Mid Vermont Christian seeks to amend its federal lawsuit

By Mike Donoghue, Senior Correspondent

Mid Vermont Christian School has asked a federal judge in Burlington for permission to file an amended discrimination lawsuit against state and local education leaders while also challenging Vermont’s new controversial education law known as Act 73.

The new law excludes the private Christian school in Quechee and all religious approved independent schools in Vermont from town tuition funding and other public benefits.

The request to amend the two-year-old lawsuit comes after the U.S. Court of Appeals for the Second Circuit in New York City gave MVCS a big win in September when a three-judge panel granted a preliminary injunction against the Vermont Principals’ Association and its executive director, Jay Nichols. 

 The stinging decision noted the religious discrimination imposed by the VPA and Nichols, court records noted. The judges ordered them to reinstate MVCS as a full member pending the outcome of the lawsuit.

The appeals court ruled the statewide association discriminated against Mid Vermont Christian when it opted not to play in the girls state high school basketball tournament. The school filed an objection when its first round opponent, Long Trail School in Dorset, was using a transgender player, the court noted.

Mid Vermont said at the time — and still maintains — it had a serious concern that the transgender student, who was more than 6-feet tall, created an unsafe and unfair situation for its girls, court records said.

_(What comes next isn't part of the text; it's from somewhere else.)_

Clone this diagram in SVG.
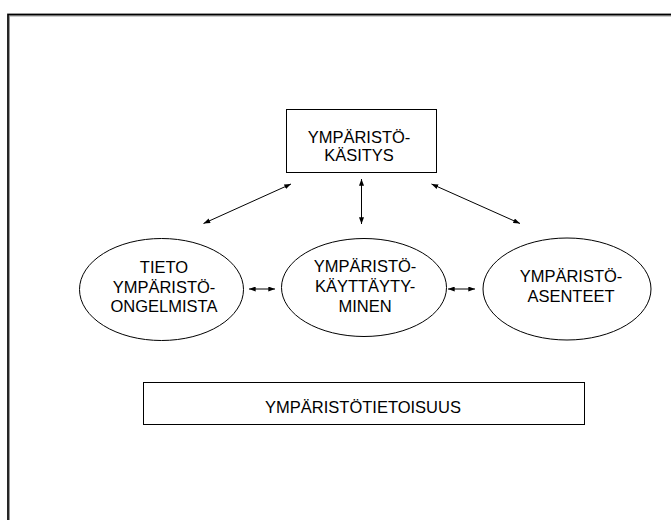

Senior Federal Judge Geoffrey W. Crawford, who has been presiding over the civil case since it was filed in November 2023, set a status conference hearing for Wednesday afternoon as the Vermont Standard went to press. The lawyers were expected to give him an update, and Crawford could rule on the motion to amend.

Mid Vermont maintains the named defendants would not be at any disadvantage because they never filed a written response to the initial lawsuit in U.S. District Court during the past two years.

MVCS recently asked all the defendants if they were willing to allow for the amended complaint and provided a proposed draft. Nichols and the VPA, along with Education Secretary Zoie Saunders and State Board Chair Jennifer Deck Samuelson, rejected the request, court papers note.

All the local schools officials named as defendants in the lawsuit said they have no objection to the rewritten complaint, Mid Vermont’s filing noted.